The Family Next Door

Montgomery-Duban Family

The hit TV show “Modern Family” may depict gay parenting as a norm, but of course that hasn’t always been the case. In his new book “The Family Next Door,” Kevin Montgomery-Duban of Malibu lovingly details how he and his husband were pioneers in not only becoming gay parents, but in having a baby genetically linked to both of them.
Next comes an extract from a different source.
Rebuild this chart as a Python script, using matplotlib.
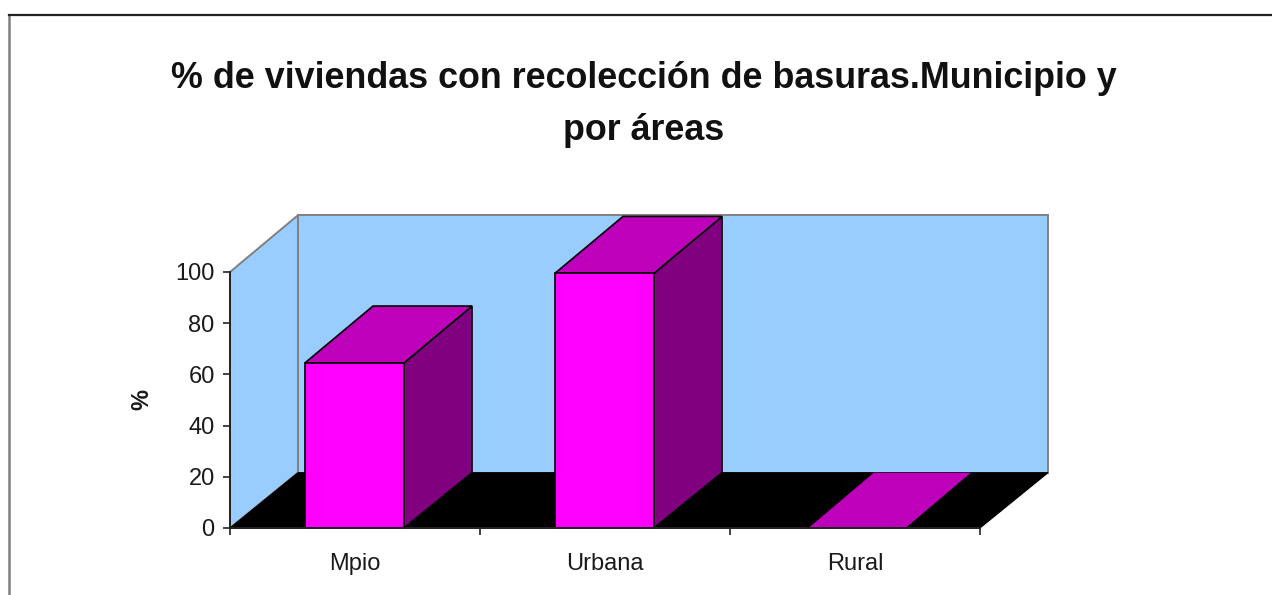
import matplotlib
matplotlib.use("Agg")
import matplotlib.pyplot as plt
from matplotlib.patches import Rectangle
from matplotlib.transforms import ScaledTranslation

plt.rcParams['font.family'] = ['Liberation Sans', 'DejaVu Sans']

# Data
categories = ['Mpio', 'Urbana', 'Rural']
values = [64.5, 99.5, 0]
y_ticks = [0, 20, 40, 60, 80, 100]
title_lines = ['% de viviendas con recolección de basuras.Municipio y', 'por áreas']
y_label = '%'

# Style
W, H = 1272, 595
WALL = '#99CCFF'
FLOOR = '#000000'
FRONT = '#FF00FF'
TOP = '#BF00BB'
SIDE = '#800080'
EDGE = '#808080'
INK = '#1a1a1a'
DX = 0.272      # depth, in category units
DY = 22.2       # depth at the top, in value units
DY_FLOOR = 21.6 # depth at the floor, in value units
BAR_W = 0.396

fig = plt.figure(figsize=(W / 100, H / 100), dpi=100, facecolor='white')
ax = fig.add_axes([230 / W, 1 - 528 / H, 750 / W, 256 / H])
ax.set_xlim(0, len(categories))
ax.set_ylim(0, 100)
ax.patch.set_visible(False)


def poly(xs, ys, fc, ec='none', lw=1.0, z=1):
    ax.fill(xs, ys, facecolor=fc, edgecolor=ec, linewidth=lw, clip_on=False,
            zorder=z, joinstyle='miter')


n = len(categories)
# walls and floor
poly([DX, n + DX, n + DX, DX], [DY_FLOOR, DY_FLOOR, 100 + DY, 100 + DY], WALL, EDGE, 1.4, 1)
poly([0, DX, DX, 0], [0, DY_FLOOR, 100 + DY, 100], WALL, EDGE, 1.4, 1)
poly([0, n, n + DX, DX], [0, 0, DY_FLOOR, DY_FLOOR], FLOOR, FLOOR, 0.8, 2)

# bars
for i, v in enumerate(values):
    w = BAR_W if v > 0 else BAR_W * 0.98
    x0 = i + 0.5 - BAR_W / 2 + (0.012 if v == 0 else -0.002)
    x1 = x0 + w
    dy = DY if v > 0 else DY_FLOOR
    dx = DX if v > 0 else DX * 0.96
    if v > 0:
        poly([x1, x1 + dx, x1 + dx, x1], [0, DY_FLOOR, v + dy, v], SIDE, 'black', 1.2, 3)
    poly([x0, x1, x1 + dx, x0 + dx], [v, v, v + dy, v + dy], TOP,
         'black' if v > 0 else 'none', 1.2, 3)
    if v > 0:
        ax.add_patch(Rectangle((x0, 0), w, v, facecolor=FRONT, edgecolor='black',
                               linewidth=1.2, clip_on=False, zorder=4))

# axes
for s in ('top', 'right'):
    ax.spines[s].set_visible(False)
for s in ('left', 'bottom'):
    ax.spines[s].set_color('#222222')
    ax.spines[s].set_linewidth(1.4)
    ax.spines[s].set_zorder(6)
ax.set_yticks(y_ticks)
ax.set_xticks(range(n + 1))
ax.set_xticklabels([])
ax.set_xticks([i + 0.5 for i in range(n)], minor=True)
ax.set_xticklabels(categories, minor=True, fontsize=17, color=INK)
shift = ScaledTranslation(-2 / 100, 0, fig.dpi_scale_trans)
for lab in ax.get_xticklabels(minor=True):
    lab.set_transform(lab.get_transform() + shift)
ax.tick_params(axis='x', which='minor', length=0, pad=18)
ax.tick_params(axis='x', which='major', length=5, width=1.2, color='#222222')
ax.tick_params(axis='y', length=5, width=1.2, color='#222222', labelsize=17,
               labelcolor=INK, pad=6)
fig.text(142 / W, 1 - 400 / H, y_label, rotation=90, ha='center', va='center',
         fontsize=17, fontweight='bold', color=INK)

fig.text(644 / W, 1 - 78 / H, title_lines[0], ha='center', va='center',
         fontsize=25.8, fontweight='bold', color='#111111')
fig.text(644 / W, 1 - 130 / H, title_lines[1], ha='center', va='center',
         fontsize=25.8, fontweight='bold', color='#111111')

# picture frame
fig.add_artist(plt.Line2D([9 / W, 9 / W], [0, 1 - 15 / H], color='#808080', linewidth=1.8))
fig.add_artist(plt.Line2D([9 / W, 1], [1 - 15 / H, 1 - 15 / H], color='#222222', linewidth=1.6))

fig.savefig('out.png', dpi=100)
Montgomery-Duban and his now-husband, Dennis Duban, had been in a committed relationship for ten years before becoming fathers.  The couple was approached a few times by friends who told them they would be great parents. As Montgomery-Duban related to The Malibu Times, back then “we had kind of denied the fact that we ever thought we could be parents, because when you’re gay, it wasn’t a possibility. As you’re growing up… you don’t see any gay people having kids, so we had pushed aside the fact that we wanted to be parents.” Montgomery-Duban said he realized a parental desire had always been there, but had been suppressed and buried due to hostility toward gays.

Montgomery-Duban grew up in Pasadena in the 1960s and ‘70s, where homosexuality was not embraced. He experienced bullying and prejudice and didn’t come out as gay until he was 21. He met the love of his life, Duban, on a blind date 34 years ago and they’ve been a couple ever since.

In his book, Montgomery-Duban candidly details the struggles in becoming parents and overcoming the medical and legal hurdles it took to create their child. In what could be a precedent, the couple took sperm from one spouse, the egg from the other’s sister and used a cousin as a surrogate. 

“I haven’t found any other families that have done it just how we have done it, especially back when we did it.  I think we were the first,” Montgomery-Duban told The Malibu Times.

Their daughter Chelsea attended Webster Elementary where Montgomery-Duban served as Parent Teacher Association (PTA) president and went on to be president of every parent organization through college.  He wanted the family with two dads to be very visible.

“We wanted to be an example to her peers, so I was so very involved in preschool and the PTA. I wanted her friends and kids her age to look at this as normal,” Montgomery-Duban said. “Because they saw us all the time and this was how life was — that there are sometimes two dads. With her peers it’s a [non-issue].  It’s still a thing with older generations, but it’s working … in her generation, they don’t blink an eye.”

The twin goals of changing people’s attitudes and being a positive example, he said, were the inspirations in writing the book.  

“I wanted something that Dennis and I didn’t have as kids. We didn’t have gay mentors. We had never even heard of the word ‘gay’ when we were little and there was no positive reflection of homosexuals in society,” Montgomery-Duban said. “They were always demeaned.  So that was a struggle because you always were shamed and felt horrible growing up.”

Montgomery-Duban also called his story one of perseverance.  

“That we had such a positive outcome — that we were even able to create a family — young people growing up could read this and say, ‘My gosh, we could have a life that anyone would dream of — we could have the fairy tale life.’” he said. “I hoped it would normalize being gay. I would have loved to have a book to tell me about the possibility of the family I could create.  It might make the process of coming out, of being gay, much more positive. 

“Whatever you dream, whether you’re straight or gay — if you come up against something in your life that you really, really want, you can have that,” Montgomery-Duban continued. “You’ve just got to dream, persevere, have the passion behind it and create the life you want.  Even for straight people, it could be inspirational because it was the story of something that looked impossible and became possible and became a fairy tale. It was a fairy tale story for us because our daughter turned out to be so wonderful and such a dream for us.”   

Chelsea Montgomery-Duban is now 22 and an employed college graduate. She’s a well-known advocate and speaker for gay rights.

“The joy we’ve felt in raising her was beyond our wildest expectations. It was the best thing we ever did,” Montgomery-Duban said.